**SUPPLIED DATA:**
--------------------

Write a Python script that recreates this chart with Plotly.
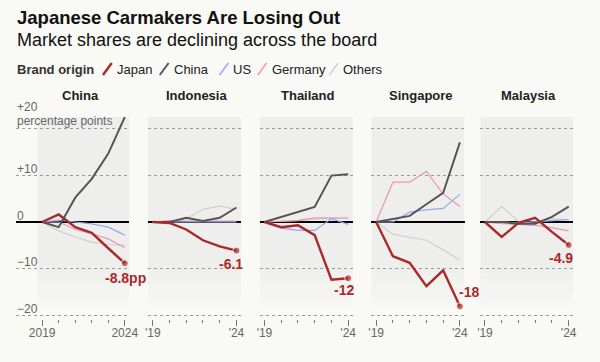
import plotly.graph_objects as go

# ---------------- data ----------------
years = [2019, 2020, 2021, 2022, 2023, 2024]
markets = ["China", "Indonesia", "Thailand", "Singapore", "Malaysia"]
brands = ["Others", "Germany", "US", "China", "Japan"]  # draw order (Japan on top)
legend_order = ["Japan", "China", "US", "Germany", "Others"]

china_japan = [0, 1.6, -1.1, -2.3, -5.6, -8.8]
china_china = [0, -1.1, 5.2, 9.2, 14.6, 22.4]
china_us = [0, 0.4, 0.0, -0.4, -1.1, -2.8]
china_germany = [0, 0.0, -1.6, -2.5, -3.6, -5.5]
china_others = [0, -1.9, -3.2, -4.3, -4.8, -5.0]

indonesia_japan = [0, -0.2, -1.6, -3.9, -5.2, -6.1]
indonesia_china = [0, 0.0, 0.9, 0.2, 0.9, 3.1]
indonesia_us = [0, 0.0, 0.0, 0.0, 0.0, 0.0]
indonesia_germany = [0, 0.3, 0.2, 0.2, 0.2, 0.2]
indonesia_others = [0, 0.0, 0.7, 2.7, 3.4, 2.7]

thailand_japan = [0, -1.1, -0.7, -2.8, -12.3, -12.0]
thailand_china = [0, 1.1, 2.1, 3.2, 9.9, 10.2]
thailand_us = [0, -1.3, -1.8, -1.8, 0.7, -0.5]
thailand_germany = [0, 0.1, 0.35, 0.9, 0.85, 0.85]
thailand_others = [0, 0.1, 0.3, 0.6, 0.8, 0.9]

singapore_japan = [0, -7.3, -8.7, -13.7, -10.3, -18.0]
singapore_china = [0, 0.6, 1.3, 3.8, 6.2, 17.0]
singapore_us = [0, 0.0, 2.1, 2.6, 2.9, 5.9]
singapore_germany = [0, 8.5, 8.5, 10.8, 6.0, 3.3]
singapore_others = [0, -2.6, -3.3, -3.9, -5.9, -8.2]

malaysia_japan = [0, -3.2, -0.2, 0.9, -2.1, -4.9]
malaysia_china = [0, 0.0, -0.35, -0.35, 1.1, 3.3]
malaysia_us = [0, 0.0, -0.2, 0.0, 0.3, 0.5]
malaysia_germany = [0, -0.35, -0.5, -0.7, -1.2, -1.9]
malaysia_others = [0, 3.3, 0.2, -0.4, 0.7, 0.5]

series = {
    "China": {"Japan": china_japan, "China": china_china, "US": china_us,
              "Germany": china_germany, "Others": china_others},
    "Indonesia": {"Japan": indonesia_japan, "China": indonesia_china, "US": indonesia_us,
                  "Germany": indonesia_germany, "Others": indonesia_others},
    "Thailand": {"Japan": thailand_japan, "China": thailand_china, "US": thailand_us,
                 "Germany": thailand_germany, "Others": thailand_others},
    "Singapore": {"Japan": singapore_japan, "China": singapore_china, "US": singapore_us,
                  "Germany": singapore_germany, "Others": singapore_others},
    "Malaysia": {"Japan": malaysia_japan, "China": malaysia_china, "US": malaysia_us,
                 "Germany": malaysia_germany, "Others": malaysia_others},
}
end_labels = ["-8.8pp", "-6.1", "-12", "-18", "-4.9"]
ytick_vals = [-20, -10, 10, 20]
ytick_text = ["−20", "−10", "+10", "+20"]
xtick_text_first = ["2019", "2024"]
xtick_text_other = ["'19", "'24"]

# ---------------- styles ----------------
W, H = 600, 362
BG = "#f9f9f6"
SHADE = "#eeeeec"
FONT = "Liberation Sans, Arial, sans-serif"
colors = {"Japan": "#a82a2a", "China": "#555555", "US": "#93a9ee",
          "Germany": "#ec95b6", "Others": "#cfcfcf"}
widths = {"Japan": 2.4, "China": 2.0, "US": 1.2, "Germany": 1.2, "Others": 1.2}

# pixel domains of each panel
panel_px = [(13, 129), (148, 243), (262, 357), (376, 471), (487, 582)]
x_ranges = [[2017.40, 2024.28]] + [[2018.72, 2024.28]] * 4
y_range = [-20.70, 22.41]
y_dom = [(H - 319) / H, (H - 117) / H]

# label placement (xanchor, xshift, yshift) relative to final Japan point
label_pos = [("right", 23, -15), ("right", 9, -13), ("right", 8, -12),
             ("left", -3, 14), ("right", 6, -13)]
title_shift = [8, 2, 2, 3, 2]

fig = go.Figure()
shapes = []
annotations = []

for i, m in enumerate(markets):
    xa = "x" if i == 0 else f"x{i+1}"
    ya = "y" if i == 0 else f"y{i+1}"
    for b in brands:
        vals = series[m][b]
        is_jp = b == "Japan"
        fig.add_trace(go.Scatter(
            x=years, y=vals, xaxis=xa, yaxis=ya,
            mode="lines+markers" if is_jp else "lines",
            line=dict(color=colors[b], width=widths[b]),
            marker=dict(size=[0] * (len(years) - 1) + [7], color=colors[b]) if is_jp else None,
            showlegend=False, hoverinfo="skip", cliponaxis=False,
        ))
    # shaded band with fading bottom
    shapes.append(dict(type="rect", xref=xa, yref=ya, x0=2018.72, x1=2024.28,
                       y0=-10, y1=y_range[1], fillcolor=SHADE, line_width=0, layer="below"))
    nsteps = 9
    for k in range(nsteps):
        shapes.append(dict(type="rect", xref=xa, yref=ya, x0=2018.72, x1=2024.28,
                           y0=-10 - (k + 1), y1=-10 - k, fillcolor=SHADE,
                           opacity=1 - (k + 0.5) / nsteps, line_width=0, layer="below"))
    # axes
    x0p, x1p = panel_px[i]
    fig.update_layout(**{
        ("xaxis" if i == 0 else f"xaxis{i+1}"): dict(
            domain=[x0p / W, x1p / W], range=x_ranges[i], anchor=ya,
            tickmode="array", tickvals=[years[0], years[-1]],
            ticktext=xtick_text_first if i == 0 else xtick_text_other,
            ticks="outside", ticklen=6, tickwidth=1, tickcolor="#777",
            ticklabelstandoff=-3,
            minor=dict(tickvals=years[1:-1], ticks="outside", ticklen=3,
                       tickwidth=1, tickcolor="#777", showgrid=False),
            showgrid=False, zeroline=False, showline=False,
            tickfont=dict(size=12, color="#666", family=FONT),
            fixedrange=True,
        ),
        ("yaxis" if i == 0 else f"yaxis{i+1}"): dict(
            domain=y_dom, range=y_range, anchor=xa,
            tickmode="array", tickvals=ytick_vals, showticklabels=False,
            showgrid=True, gridcolor="#9a9a9a", griddash="dot", gridwidth=1,
            zeroline=True, zerolinecolor="#000000", zerolinewidth=2,
            showline=False, ticks="", fixedrange=True,
        ),
    })
    # panel title
    annotations.append(dict(xref="paper", yref="paper", x=(x0p + x1p) / 2 / W,
                            y=1 - 95 / H, xshift=title_shift[i], text=f"<b>{m}</b>",
                            showarrow=False, xanchor="center", yanchor="middle",
                            font=dict(size=13, color="#222", family=FONT)))
    # end label
    xanc, xs, ys = label_pos[i]
    annotations.append(dict(xref=xa, yref=ya, x=years[-1], y=series[m]["Japan"][-1],
                            text=f"<b>{end_labels[i]}</b>", showarrow=False,
                            xanchor=xanc, yanchor="middle", xshift=xs, yshift=ys,
                            font=dict(size=14, color=colors["Japan"], family=FONT)))

# y-axis labels on the first panel
for v, t in zip(ytick_vals + [0], ytick_text + ["0"]):
    annotations.append(dict(xref="paper", yref="y", x=13 / W, y=v, text=t,
                            showarrow=False, xanchor="left", yanchor="middle",
                            yshift=21 if v == 20 else 6.5, borderpad=0,
                            font=dict(size=12, color="#666", family=FONT)))
annotations.append(dict(xref="paper", yref="y", x=13 / W, y=20, text="percentage points",
                        showarrow=False, xanchor="left", yanchor="middle", yshift=7.5,
                        borderpad=0, font=dict(size=12, color="#666", family=FONT)))

# title, subtitle
annotations.append(dict(xref="paper", yref="paper", x=12 / W, y=1 - 18 / H,
                        text="<b>Japanese Carmakers Are Losing Out</b>", showarrow=False,
                        xanchor="left", yanchor="middle",
                        font=dict(size=18.5, color="#111", family=FONT)))
annotations.append(dict(xref="paper", yref="paper", x=12 / W, y=1 - 40 / H,
                        text="Market shares are declining across the board", showarrow=False,
                        xanchor="left", yanchor="middle",
                        font=dict(size=18, color="#111", family=FONT)))

# legend row
annotations.append(dict(xref="paper", yref="paper", x=12 / W, y=1 - 69 / H,
                        text="<b>Brand origin</b>", showarrow=False,
                        xanchor="left", yanchor="middle",
                        font=dict(size=13, color="#333", family=FONT)))
legend_x = [102, 160, 221, 260, 333]
for b, lx in zip(legend_order, legend_x):
    shapes.append(dict(type="line", xref="paper", yref="paper",
                       x0=lx / W, y0=1 - 75 / H, x1=(lx + 9) / W, y1=1 - 63 / H,
                       line=dict(color=colors[b], width=widths[b] if b in ("Japan", "China") else 1.4)))
    annotations.append(dict(xref="paper", yref="paper", x=(lx + 12) / W, y=1 - 69 / H,
                            text=b, showarrow=False, xanchor="left", yanchor="middle",
                            font=dict(size=13, color="#222", family=FONT)))

fig.update_layout(
    width=W, height=H, margin=dict(l=0, r=0, t=0, b=0),
    paper_bgcolor=BG, plot_bgcolor="rgba(0,0,0,0)",
    shapes=shapes, annotations=annotations, showlegend=False,
    font=dict(family=FONT),
)
fig.write_html("out.html", config={"displayModeBar": False, "staticPlot": True},
               post_script="document.body.style.margin='0';document.body.style.background='%s';" % BG)
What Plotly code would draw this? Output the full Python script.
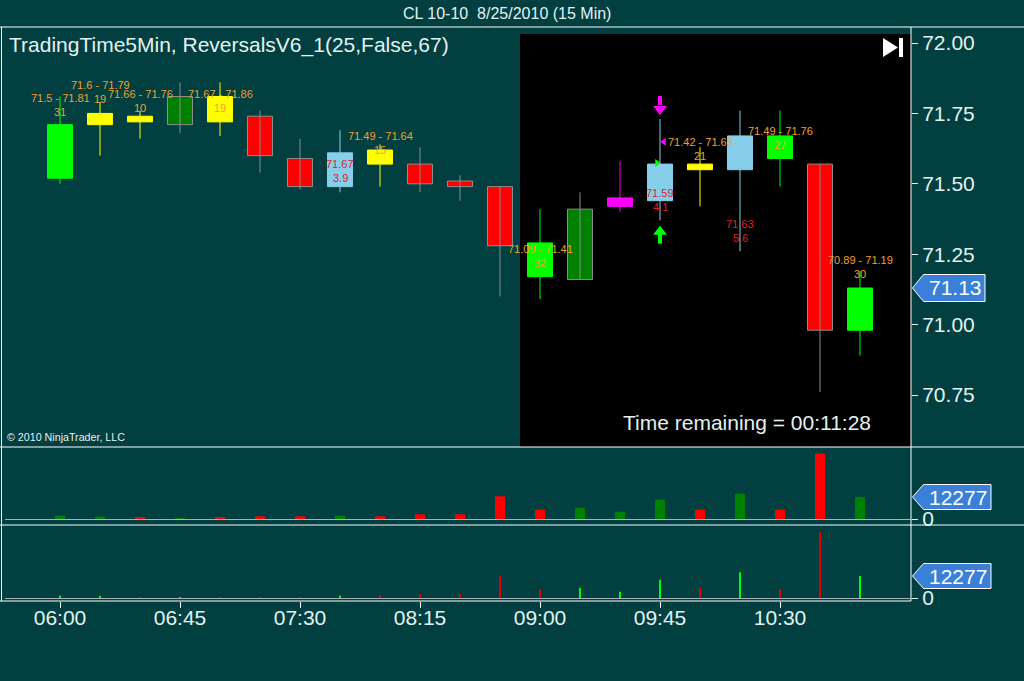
import plotly.graph_objects as go
from datetime import datetime, timedelta

# ---------------- data ----------------
date = "2010-08-25"
times = ["06:00", "06:15", "06:30", "06:45", "07:00", "07:15", "07:30", "07:45",
         "08:00", "08:15", "08:30", "08:45", "09:00", "09:15", "09:30", "09:45",
         "10:00", "10:15", "10:30", "10:45", "11:00"]
open_ = [71.52, 71.71, 71.74, 71.71, 71.81, 71.74, 71.59, 71.49, 71.62, 71.57, 71.51,
         71.49, 71.29, 71.16, 71.42, 71.44, 71.57, 71.55, 71.67, 71.57, 70.98]
high = [71.81, 71.79, 71.76, 71.86, 71.86, 71.76, 71.66, 71.69, 71.64, 71.63, 71.53,
        71.49, 71.41, 71.47, 71.58, 71.73, 71.63, 71.76, 71.76, 71.57, 71.19]
low = [71.50, 71.60, 71.66, 71.68, 71.67, 71.54, 71.48, 71.47, 71.49, 71.47, 71.44,
       71.10, 71.09, 71.16, 71.40, 71.37, 71.42, 71.26, 71.49, 70.76, 70.89]
close = [71.71, 71.75, 71.72, 71.81, 71.72, 71.60, 71.49, 71.61, 71.57, 71.50, 71.49,
         71.28, 71.17, 71.41, 71.45, 71.57, 71.55, 71.67, 71.59, 70.98, 71.13]
bar_paint = ["lime", "yellow", "yellow", "darkgreen", "yellow", "red", "red", "skyblue",
             "yellow", "red", "red", "red", "lime", "darkgreen", "magenta", "skyblue",
             "yellow", "skyblue", "lime", "red", "lime"]
volume = [1860, 1300, 750, 560, 750, 1490, 1490, 1860, 1490, 2600, 2600, 12650, 5200,
          6330, 4100, 10790, 5200, 14150, 5200, 36500, 12277]
volume2 = [1300, 700, 100, 100, 100, 300, 300, 1300, 1700, 2200, 2200, 12100, 4650,
           5750, 3500, 10200, 5600, 14300, 4850, 36800, 12277]

# indicator labels: (bar index, first line, second line, price level)
range_labels = [
    (0, "71.5 - 71.81", "31", 71.805),
    (1, "71.6 - 71.79", "19", 71.851),
    (2, "71.66 - 71.76", "10", 71.819),
    (4, "71.67 - 71.86", "19", 71.819),
    (8, "71.49 - 71.64", "15", 71.670),
    (12, "71.09 - 71.41", "32", 71.268),
    (16, "71.42 - 71.63", "21", 71.648),
    (18, "71.49 - 71.76", "27", 71.688),
    (20, "70.89 - 71.19", "30", 71.229),
]
reversal_labels = [
    (7, "71.67", "3.9", 71.570),
    (15, "71.59", "4.1", 71.467),
    (17, "71.63", "5.6", 71.357),
]
signal_bar = 15
signal_down_price = 71.78
signal_up_price = 71.33
signal_tri_short = 71.649
signal_tri_long = 71.574
session_start = "08:52:30"
price_ticks = [70.75, 71.00, 71.25, 71.50, 71.75, 72.00]
x_ticks = ["06:00", "06:45", "07:30", "08:15", "09:00", "09:45", "10:30"]
time_remaining = "00:11:28"

# ---------------- styling ----------------
W, H = 1024, 681
BG = "#013f40"
FG = "#e2f2f2"
FONT = "Liberation Sans, Arial, sans-serif"
ORANGE = "#f0a030"
RED_TXT = "#e0202a"
BLUE = "#3a80d8"
GRAY = "#8c8c8c"
palette = {"lime": "#00ff00", "yellow": "#ffff00", "darkgreen": "#008000",
           "red": "#ff0000", "skyblue": "#87ceeb", "magenta": "#ff00ff"}

def ts(t):
    return f"{date} {t}:00" if len(t) == 5 else f"{date} {t}"

X = [ts(t) for t in times]

# axis geometry (pixels)
px_left, px_right = 5, 911
price_top_px, price_bot_px = 27, 447
vol1_top_px, vol1_bot_px = 447, 525
vol2_top_px, vol2_bot_px = 525, 601
ppx = 281.6          # pixels per price unit
vpx = 12277 / 22.0   # volume units per pixel

def py(p):  # paper y from pixel
    return (H - p) / H

def pxx(p):
    return p / W

t0 = datetime(2010, 8, 25, 6, 0)
ms_per_px = 15 * 60 * 1000 / 40.0
x_start = t0 - timedelta(milliseconds=55 * ms_per_px)
x_end = t0 + timedelta(milliseconds=(px_right - 60) * ms_per_px)

price_range = [70.75 - (price_bot_px - 395) / ppx, 72.00 + (43 - price_top_px) / ppx]
vol1_range = [-(vol1_bot_px - 519) * vpx, (519 - vol1_top_px) * vpx]
vol2_range = [-(vol2_bot_px - 598) * vpx, (598 - vol2_top_px) * vpx]

fig = go.Figure()

# wicks grouped by colour
wick_col = [GRAY if c in ("red", "darkgreen") else palette[c] for c in bar_paint]
for col in sorted(set(wick_col)):
    xs, ys = [], []
    for i in range(len(X)):
        if wick_col[i] == col:
            xs += [X[i], X[i], None]
            ys += [low[i], high[i], None]
    fig.add_trace(go.Scatter(x=xs, y=ys, mode="lines", line=dict(color=col, width=1),
                             hoverinfo="skip", showlegend=False, xaxis="x", yaxis="y"))

# bodies
body_base = [min(o, c) for o, c in zip(open_, close)]
body_h = [max(abs(c - o), 0.004) for o, c in zip(open_, close)]
body_col = [palette[c] for c in bar_paint]
body_line = [GRAY if c in ("red", "darkgreen") else palette[c] for c in bar_paint]
fig.add_trace(go.Bar(x=X, y=body_h, base=body_base, width=25 * ms_per_px,
                     marker=dict(color=body_col, line=dict(color=body_line, width=1)),
                     showlegend=False, xaxis="x", yaxis="y", hoverinfo="skip"))

# signals
sx = datetime.strptime(X[signal_bar], "%Y-%m-%d %H:%M:%S")
sxs = X[signal_bar]
fig.add_trace(go.Scatter(x=[sxs, sxs], y=[signal_down_price + 9 / ppx, signal_down_price],
                         mode="lines", line=dict(color="#ff00ff", width=4),
                         showlegend=False, hoverinfo="skip", xaxis="x", yaxis="y"))
fig.add_trace(go.Scatter(x=[sxs], y=[signal_down_price - 4 / ppx], mode="markers",
                         marker=dict(symbol="triangle-down", size=12, color="#ff00ff"),
                         showlegend=False, hoverinfo="skip", xaxis="x", yaxis="y"))
fig.add_trace(go.Scatter(x=[sxs, sxs], y=[signal_up_price - 12 / ppx, signal_up_price - 2 / ppx],
                         mode="lines", line=dict(color="#00ff00", width=4),
                         showlegend=False, hoverinfo="skip", xaxis="x", yaxis="y"))
fig.add_trace(go.Scatter(x=[sxs], y=[signal_up_price], mode="markers",
                         marker=dict(symbol="triangle-up", size=12, color="#00ff00"),
                         showlegend=False, hoverinfo="skip", xaxis="x", yaxis="y"))
fig.add_trace(go.Scatter(x=[sx + timedelta(milliseconds=4 * ms_per_px)], y=[signal_tri_short],
                         mode="markers", marker=dict(symbol="triangle-left", size=7, color="#ff00ff"),
                         showlegend=False, hoverinfo="skip", xaxis="x", yaxis="y"))
fig.add_trace(go.Scatter(x=[sx - timedelta(milliseconds=3 * ms_per_px)], y=[signal_tri_long],
                         mode="markers", marker=dict(symbol="triangle-right", size=7, color="#00ff00"),
                         showlegend=False, hoverinfo="skip", xaxis="x", yaxis="y"))

# volume panels
vcol = ["#008000" if c >= o else "#ff0000" for o, c in zip(open_, close)]
vcol2 = ["#00ff00" if c >= o else "#e00000" for o, c in zip(open_, close)]
fig.add_trace(go.Bar(x=X, y=volume, width=10 * ms_per_px, marker=dict(color=vcol, line=dict(width=0)),
                     showlegend=False, xaxis="x2", yaxis="y2", hoverinfo="skip"))
fig.add_trace(go.Bar(x=X, y=volume2, width=2 * ms_per_px, marker=dict(color=vcol2, line=dict(width=0)),
                     showlegend=False, xaxis="x3", yaxis="y3", hoverinfo="skip"))

annotations = []
def ann(**kw):
    d = dict(showarrow=False, xanchor="center", yanchor="middle")
    d.update(kw)
    annotations.append(d)

for i, a, b, p in range_labels:
    ann(x=X[i], y=p, xref="x", yref="y", text=a, font=dict(size=11, color=ORANGE, family=FONT))
    ann(x=X[i], y=p, xref="x", yref="y", text=b, yshift=-14, font=dict(size=11, color=ORANGE, family=FONT))
for i, a, b, p in reversal_labels:
    ann(x=X[i], y=p, xref="x", yref="y", text=a, font=dict(size=11, color=RED_TXT, family=FONT))
    ann(x=X[i], y=p, xref="x", yref="y", text=b, yshift=-14, font=dict(size=11, color=RED_TXT, family=FONT))

# texts
ann(x=pxx(507), y=py(13), xref="paper", yref="paper",
    text="CL 10-10 \u00a08/25/2010 (15 Min)", font=dict(size=16, color=FG, family=FONT))
ann(x=pxx(7), y=py(45), xref="paper", yref="paper", xanchor="left",
    text="TradingTime5Min, ReversalsV6_1(25,False,67)", font=dict(size=21, color=FG, family=FONT))
ann(x=pxx(5), y=py(437), xref="paper", yref="paper", xanchor="left",
    text="© 2010 NinjaTrader, LLC", font=dict(size=10.7, color=FG, family=FONT))
ann(x=pxx(747), y=py(423), xref="paper", yref="paper",
    text="Time remaining = " + time_remaining, font=dict(size=21, color=FG, family=FONT))

shapes = []
# session shading
shapes.append(dict(type="rect", xref="x", yref="paper", x0=ts(session_start), x1=x_end,
                   y0=py(price_bot_px), y1=py(34), fillcolor="#000000", line=dict(width=0), layer="below"))
# skip-to-end icon
shapes.append(dict(type="path", xref="paper", yref="paper",
                   path=f"M {pxx(883)},{py(38)} L {pxx(898)},{py(47.5)} L {pxx(883)},{py(57)} Z",
                   fillcolor="white", line=dict(width=0)))
shapes.append(dict(type="rect", xref="paper", yref="paper", x0=pxx(899), x1=pxx(903),
                   y0=py(57), y1=py(38), fillcolor="white", line=dict(width=0)))
# frame lines
for y_, x1_ in [(27, 1024), (447, 1024), (525, 1024), (601, 911)]:
    shapes.append(dict(type="line", xref="paper", yref="paper", x0=0, x1=pxx(x1_),
                       y0=py(y_), y1=py(y_), line=dict(color="white", width=1)))
for x_ in [1.5, 911]:
    shapes.append(dict(type="line", xref="paper", yref="paper", x0=pxx(x_), x1=pxx(x_),
                       y0=py(27), y1=py(601), line=dict(color="white", width=1)))

# value markers on the right axis
def marker_tag(yref, value, half, label, right_px):
    tip, corner = 912.5, 923.5
    shapes.append(dict(type="path", xref="paper", yref=yref,
                       path=(f"M {pxx(tip)},{value} L {pxx(corner)},{value + half} "
                             f"L {pxx(right_px)},{value + half} L {pxx(right_px)},{value - half} "
                             f"L {pxx(corner)},{value - half} Z"),
                       fillcolor=BLUE, line=dict(color="white", width=1)))
    ann(x=pxx((corner + right_px) / 2 + 1), y=value, xref="paper", yref=yref,
        text=label, font=dict(size=21, color="white", family=FONT))

marker_tag("y", close[-1], 13.5 / ppx, f"{close[-1]:.2f}", 985)
marker_tag("y2", volume[-1], 12.5 * vpx, f"{volume[-1]}", 991)
marker_tag("y3", volume2[-1], 12.5 * vpx, f"{volume2[-1]}", 991)

xdom = [pxx(px_left), pxx(px_right)]
common_x = dict(type="date", range=[x_start, x_end], domain=xdom, showgrid=False,
                zeroline=False, showline=False, automargin=False)
yax_common = dict(side="right", showgrid=False, showline=False, ticks="outside", ticklen=6,
                  tickcolor=FG, tickfont=dict(size=21, color=FG, family=FONT), fixedrange=True,
                  automargin=False)

fig.update_layout(
    template="none",
    width=W, height=H, margin=dict(l=0, r=0, t=0, b=0, pad=0), autosize=False,
    paper_bgcolor=BG, plot_bgcolor=BG, barmode="overlay", showlegend=False,
    xaxis=dict(**common_x, anchor="y", showticklabels=False, ticks=""),
    xaxis2=dict(**common_x, anchor="y2", matches="x", showticklabels=False, ticks=""),
    xaxis3=dict(**common_x, anchor="y3", matches="x", showticklabels=True, ticks="outside",
                ticklen=6, tickcolor="white", tickvals=[ts(t) for t in x_ticks],
                ticktext=x_ticks, tickfont=dict(size=21, color=FG, family=FONT),
                ticklabelstandoff=-8),
    yaxis=dict(**yax_common, anchor="x", domain=[py(price_bot_px), py(price_top_px)],
               range=price_range, tickvals=price_ticks,
               ticktext=[f"{v:.2f}" for v in price_ticks], zeroline=False),
    yaxis2=dict(**yax_common, anchor="x2", domain=[py(vol1_bot_px), py(vol1_top_px)],
                range=vol1_range, tickvals=[0], ticktext=["0"],
                zeroline=True, zerolinecolor="#a4b4b4", zerolinewidth=1),
    yaxis3=dict(**yax_common, anchor="x3", domain=[py(vol2_bot_px), py(vol2_top_px)],
                range=vol2_range, tickvals=[0], ticktext=["0"],
                zeroline=True, zerolinecolor="#a4b4b4", zerolinewidth=1),
    annotations=annotations, shapes=shapes,
)

fig.write_html("out.html", config={"displayModeBar": False},
               post_script="document.body.style.margin='0';document.body.style.background='" + BG + "';")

--------------------

**GIVEN TASK:**
In the data above, please extract the lines from the first one through the line with "china_others = [0, -1.9, -3.2, -4.3, -4.8, -5.0]", exactly, and keep pictures out.

**WRITTEN ANSWER:**
Write a Python script that recreates this chart with Plotly.
import plotly.graph_objects as go

# ---------------- data ----------------
years = [2019, 2020, 2021, 2022, 2023, 2024]
markets = ["China", "Indonesia", "Thailand", "Singapore", "Malaysia"]
brands = ["Others", "Germany", "US", "China", "Japan"]  # draw order (Japan on top)
legend_order = ["Japan", "China", "US", "Germany", "Others"]

china_japan = [0, 1.6, -1.1, -2.3, -5.6, -8.8]
china_china = [0, -1.1, 5.2, 9.2, 14.6, 22.4]
china_us = [0, 0.4, 0.0, -0.4, -1.1, -2.8]
china_germany = [0, 0.0, -1.6, -2.5, -3.6, -5.5]
china_others = [0, -1.9, -3.2, -4.3, -4.8, -5.0]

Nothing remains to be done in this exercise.